RE: Ex div on 24th24 Nov 2022 11:31
DOWGATE T'DAY
Diversified Energy (Diversified) is focused primarily on US natural gas production. Its strategy is to acquire and operate producing energy assets, which has seen it grow rapidly and create significant shareholder value. Since its 2017 IPO, the group has grown reserves 15x, increased production over 280x, raised the dividend 11 times and grown its market value 16x to £1.1bn. Diversified is currently the 2nd largest independent energy company by production, the 4th largest by market value and the 3rd highest by dividend yield (11.3%) in the FTSE250. It is currently working on a US listing. Diversified has made strong progress on its ESG initiatives, joining the UN Environment Programme’s Oil & Gas Methane Partnership 2.0, and was recently awarded the Gold Standard Pathway. It is targeting a 30% reduction in methane emissions by 2026 and 50% by 2030 and has committed to reach net zero by 2040. Following Russia’s invasion of Ukraine, US gas prices are trading at a 14yr high but at a quarter of levels experienced in the UK and Europe. We expect Diversified will benefit from higher prices as US LNG exports continue to drive up US gas prices.
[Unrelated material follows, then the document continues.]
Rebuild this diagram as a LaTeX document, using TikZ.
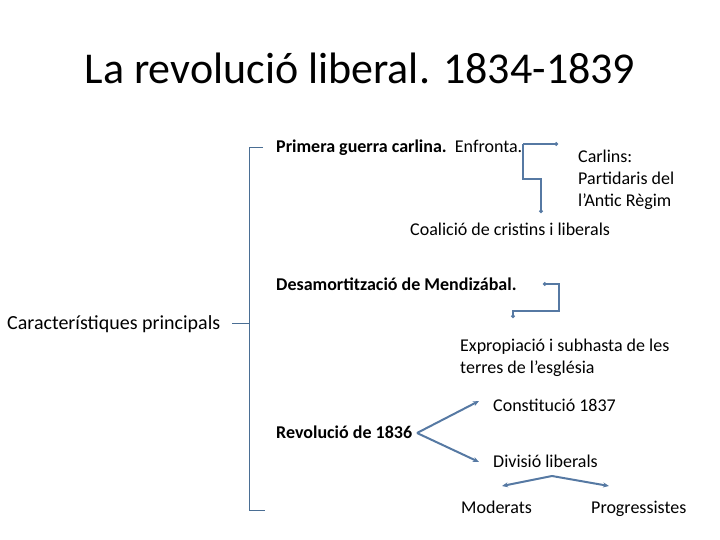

We forecast revenues and Adjusted EBITDA to grow by 2021-23E CAGRs of 23% and 24%, respectively, as the group benefits from higher energy prices. We model further DPS increases of +5% to 17.3c in 2022 and +3% to 17.8c for 2023, which provides a yield of 11.3% this year rising to 11.7% next. We initiate coverage with a Buy and an NAV-derived target price of 210p, which provides upside of 65%.